NEWTOWN, Conn. - The Long March 7 fills the midsize launcher role in China's new launch vehicle lineup. The launch vehicle family, which also includes the Long March 5 and Long March 6, is designed to increase Beijing's launch capabilities.
The Long March 7 is an important part of China's space plans because it will give Beijing the ability to carry payloads of up to 13.5 metric tons into low-Earth orbit. Until now, China could only carry up to 8 metric tons into LEO. The larger payload capacity will allow China to increase the size of its reconnaissance and science satellites. It will also enable China to launch larger space station modules and carry supplies to its space stations.

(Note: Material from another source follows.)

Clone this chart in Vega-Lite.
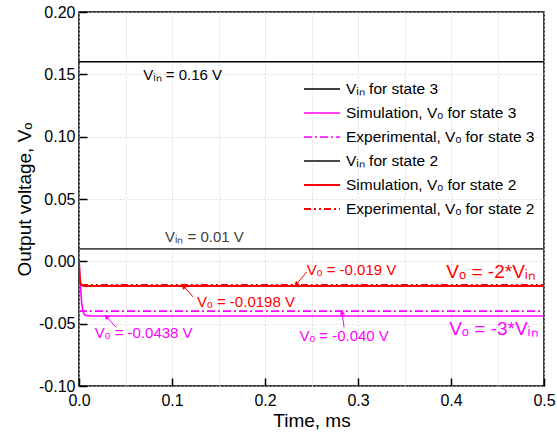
{
  "$schema": "https://vega.github.io/schema/vega-lite/v6.json",
  "width": 465,
  "height": 374,
  "padding": {"left": 15, "top": 4, "right": 0, "bottom": 5},
  "config": {
    "font": "Liberation Sans",
    "view": {"stroke": "#000", "strokeWidth": 1.5},
    "axis": {
      "domain": false,
      "grid": true,
      "gridColor": "#d0d0d0",
      "gridDash": [2, 2],
      "gridWidth": 0.8,
      "tickColor": "#000",
      "tickWidth": 1.5,
      "tickSize": -8,
      "labelFontSize": 16,
      "labelFlush": false,
      "labelOverlap": false,
      "labelColor": "#000",
      "titleFontSize": 19,
      "titleFontWeight": "normal",
      "titleColor": "#000"
    },
    "legend": {
      "orient": "none",
      "legendX": 233,
      "legendY": 67,
      "padding": 0,
      "labelFontSize": 15.5,
      "labelColor": "#000",
      "labelLimit": 400,
      "symbolType": "M-2,0H2",
      "symbolSize": 324,
      "rowPadding": 5,
      "labelOffset": 14
    }
  },
  "datasets": {
    "lines": [
      {"series": "Vᵢₙ for state 3", "t": 0, "v": 0.16},
      {"series": "Vᵢₙ for state 3", "t": 0.5, "v": 0.16},
      {"series": "Simulation, Vₒ for state 3", "t": 0, "v": 0},
      {"series": "Simulation, Vₒ for state 3", "t": 0.001, "v": -0.013},
      {"series": "Simulation, Vₒ for state 3", "t": 0.002, "v": -0.025},
      {"series": "Simulation, Vₒ for state 3", "t": 0.003, "v": -0.034},
      {"series": "Simulation, Vₒ for state 3", "t": 0.004, "v": -0.039},
      {"series": "Simulation, Vₒ for state 3", "t": 0.005, "v": -0.0415},
      {"series": "Simulation, Vₒ for state 3", "t": 0.006, "v": -0.0428},
      {"series": "Simulation, Vₒ for state 3", "t": 0.008, "v": -0.0435},
      {"series": "Simulation, Vₒ for state 3", "t": 0.012, "v": -0.0438},
      {"series": "Simulation, Vₒ for state 3", "t": 0.5, "v": -0.0438},
      {"series": "Experimental, Vₒ for state 3", "t": 0, "v": -0.04},
      {"series": "Experimental, Vₒ for state 3", "t": 0.5, "v": -0.04},
      {"series": "Vᵢₙ for state 2", "t": 0, "v": 0.01},
      {"series": "Vᵢₙ for state 2", "t": 0.5, "v": 0.01},
      {"series": "Simulation, Vₒ for state 2", "t": 0, "v": 0.001},
      {"series": "Simulation, Vₒ for state 2", "t": 0.0005, "v": -0.008},
      {"series": "Simulation, Vₒ for state 2", "t": 0.001, "v": -0.0135},
      {"series": "Simulation, Vₒ for state 2", "t": 0.0015, "v": -0.0165},
      {"series": "Simulation, Vₒ for state 2", "t": 0.002, "v": -0.0182},
      {"series": "Simulation, Vₒ for state 2", "t": 0.003, "v": -0.0193},
      {"series": "Simulation, Vₒ for state 2", "t": 0.005, "v": -0.0197},
      {"series": "Simulation, Vₒ for state 2", "t": 0.01, "v": -0.0198},
      {"series": "Simulation, Vₒ for state 2", "t": 0.5, "v": -0.0198},
      {"series": "Experimental, Vₒ for state 2", "t": 0.002, "v": -0.019},
      {"series": "Experimental, Vₒ for state 2", "t": 0.5, "v": -0.019}
    ]
  },
  "layer": [
    {
      "data": {"name": "lines"},
      "mark": {"type": "line", "clip": true},
      "encoding": {
        "x": {
          "field": "t", "type": "quantitative",
          "scale": {"domain": [0, 0.5], "nice": false},
          "title": "Time, ms",
          "axis": {
            "values": [0, 0.05, 0.1, 0.15, 0.2, 0.25, 0.3, 0.35, 0.4, 0.45, 0.5],
            "format": ".1f",
            "labelPadding": 14,
            "labelExpr": "abs(datum.value*10 - round(datum.value*10)) < 0.001 ? datum.label : ''",
            "tickOpacity": {"condition": {"test": "abs(datum.value*10 - round(datum.value*10)) < 0.001", "value": 1}, "value": 0},
            "titlePadding": 3
          }
        },
        "y": {
          "field": "v", "type": "quantitative",
          "scale": {"domain": [-0.1, 0.2], "nice": false},
          "title": "Output voltage, Vₒ",
          "axis": {
            "values": [-0.1, -0.075, -0.05, -0.025, 0, 0.025, 0.05, 0.075, 0.1, 0.125, 0.15, 0.175, 0.2],
            "format": ".2f",
            "labelPadding": 12,
            "labelExpr": "abs(datum.value*20 - round(datum.value*20)) < 0.001 ? replace(datum.label, '−', '-') : ''",
            "tickOpacity": {"condition": {"test": "abs(datum.value*20 - round(datum.value*20)) < 0.001", "value": 1}, "value": 0},
            "titlePadding": 4
          }
        },
        "color": {
          "field": "series", "type": "nominal",
          "scale": {
            "domain": ["Vᵢₙ for state 3", "Simulation, Vₒ for state 3", "Experimental, Vₒ for state 3", "Vᵢₙ for state 2", "Simulation, Vₒ for state 2", "Experimental, Vₒ for state 2"],
            "range": ["#000000", "#ff00ff", "#ff00ff", "#4a4a4a", "#ff0000", "#ff0000"]
          },
          "legend": {"title": null}
        },
        "strokeDash": {
          "field": "series", "type": "nominal",
          "scale": {
            "domain": ["Vᵢₙ for state 3", "Simulation, Vₒ for state 3", "Experimental, Vₒ for state 3", "Vᵢₙ for state 2", "Simulation, Vₒ for state 2", "Experimental, Vₒ for state 2"],
            "range": [[1, 0], [1, 0], [8, 3, 2, 3], [1, 0], [1, 0], [7, 3, 2, 3, 2, 3]]
          },
          "legend": {"title": null}
        },
        "strokeWidth": {
          "field": "series", "type": "nominal",
          "scale": {
            "domain": ["Vᵢₙ for state 3", "Simulation, Vₒ for state 3", "Experimental, Vₒ for state 3", "Vᵢₙ for state 2", "Simulation, Vₒ for state 2", "Experimental, Vₒ for state 2"],
            "range": [1.5, 2, 1.5, 1.5, 2, 2.5]
          },
          "legend": {"title": null}
        }
      }
    },
    {
      "data": {"values": [{"t": 0.069, "v": 0.1495, "label": "Vᵢₙ = 0.16 V"}]},
      "mark": {"type": "text", "align": "left", "baseline": "middle", "fontSize": 15, "color": "#000"},
      "encoding": {"x": {"field": "t", "type": "quantitative"}, "y": {"field": "v", "type": "quantitative"}, "text": {"field": "label"}}
    },
    {
      "data": {"values": [{"t": 0.0925, "v": 0.0196, "label": "Vᵢₙ = 0.01 V"}]},
      "mark": {"type": "text", "align": "left", "baseline": "middle", "fontSize": 15, "color": "#404040"},
      "encoding": {"x": {"field": "t", "type": "quantitative"}, "y": {"field": "v", "type": "quantitative"}, "text": {"field": "label"}}
    },
    {
      "data": {"values": [{"t": 0.127, "v": -0.0326, "label": "Vₒ = -0.0198 V"}, {"t": 0.245, "v": -0.0069, "label": "Vₒ = -0.019 V"}]},
      "mark": {"type": "text", "align": "left", "baseline": "middle", "fontSize": 15, "color": "#ff0000"},
      "encoding": {"x": {"field": "t", "type": "quantitative"}, "y": {"field": "v", "type": "quantitative"}, "text": {"field": "label"}}
    },
    {
      "data": {"values": [{"t": 0.395, "v": -0.0085, "label": "Vₒ = -2*Vᵢₙ"}]},
      "mark": {"type": "text", "align": "left", "baseline": "middle", "fontSize": 19, "color": "#ff0000"},
      "encoding": {"x": {"field": "t", "type": "quantitative"}, "y": {"field": "v", "type": "quantitative"}, "text": {"field": "label"}}
    },
    {
      "data": {"values": [{"t": 0.017, "v": -0.0574, "label": "Vₒ = -0.0438 V"}, {"t": 0.237, "v": -0.0598, "label": "Vₒ = -0.040 V"}]},
      "mark": {"type": "text", "align": "left", "baseline": "middle", "fontSize": 15, "color": "#ff00ff"},
      "encoding": {"x": {"field": "t", "type": "quantitative"}, "y": {"field": "v", "type": "quantitative"}, "text": {"field": "label"}}
    },
    {
      "data": {"values": [{"t": 0.398, "v": -0.054, "label": "Vₒ = -3*Vᵢₙ"}]},
      "mark": {"type": "text", "align": "left", "baseline": "middle", "fontSize": 19, "color": "#ff00ff"},
      "encoding": {"x": {"field": "t", "type": "quantitative"}, "y": {"field": "v", "type": "quantitative"}, "text": {"field": "label"}}
    },
    {
      "data": {"values": [{"t": 0.1226, "v": -0.0285, "t2": 0.113, "v2": -0.0205}, {"t": 0.245, "v": -0.0085, "t2": 0.234, "v2": -0.018}]},
      "mark": {"type": "rule", "color": "#ff0000", "strokeWidth": 1},
      "encoding": {"x": {"field": "t", "type": "quantitative"}, "y": {"field": "v", "type": "quantitative"}, "x2": {"field": "t2"}, "y2": {"field": "v2"}}
    },
    {
      "data": {"values": [{"t": 0.04, "v": -0.053, "t2": 0.03, "v2": -0.0447}, {"t": 0.285, "v": -0.053, "t2": 0.283, "v2": -0.0415}]},
      "mark": {"type": "rule", "color": "#ff00ff", "strokeWidth": 1},
      "encoding": {"x": {"field": "t", "type": "quantitative"}, "y": {"field": "v", "type": "quantitative"}, "x2": {"field": "t2"}, "y2": {"field": "v2"}}
    },
    {
      "data": {"values": [{"t": 0.113, "v": -0.0205}]},
      "mark": {"type": "point", "shape": "triangle", "filled": true, "size": 30, "angle": 318, "color": "#ff0000", "opacity": 1},
      "encoding": {"x": {"field": "t", "type": "quantitative"}, "y": {"field": "v", "type": "quantitative"}}
    },
    {
      "data": {"values": [{"t": 0.234, "v": -0.018}]},
      "mark": {"type": "point", "shape": "triangle", "filled": true, "size": 30, "angle": 228, "color": "#ff0000", "opacity": 1},
      "encoding": {"x": {"field": "t", "type": "quantitative"}, "y": {"field": "v", "type": "quantitative"}}
    },
    {
      "data": {"values": [{"t": 0.03, "v": -0.0447}]},
      "mark": {"type": "point", "shape": "triangle", "filled": true, "size": 30, "angle": 318, "color": "#ff00ff", "opacity": 1},
      "encoding": {"x": {"field": "t", "type": "quantitative"}, "y": {"field": "v", "type": "quantitative"}}
    },
    {
      "data": {"values": [{"t": 0.283, "v": -0.0415}]},
      "mark": {"type": "point", "shape": "triangle", "filled": true, "size": 30, "angle": 350, "color": "#ff00ff", "opacity": 1},
      "encoding": {"x": {"field": "t", "type": "quantitative"}, "y": {"field": "v", "type": "quantitative"}}
    }
  ]
}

China has ambitious human spaceflight plans. The Long March 7 will carry supplies to Chinese astronauts in low-Earth orbit as it did in April 2017 when it launched the Tianzhou-1 cargo transfer vehicle to the Tiangong-2 space habitat. It may also someday replace the Long March 2F in carrying crews to space stations.
In addition, the Long March 7 will replace the Long March 3 in carrying geosynchronous communications satellites to orbit.
While the Long March 7 will find a ready market in China, it could face a difficult international market. Like the Long March 3, the Long March 7 will not be allowed to carry satellites with U.S.-sourced components. Moreover, the Long March 7 will have a hard time competing on price with SpaceX's Falcon 9.
Nonetheless, the launch vehicle will likely receive some contracts to launch payloads for other governments and organizations, especially in countries not able to use Western equipment, such as Venezuela. These contracts will also boost production levels.
Production of the Long March 7 is expected to increase steadily through the mid-2020s to meet the demands of the Chinese government, as well as international customers. After that point, production will level off at around 10 per year.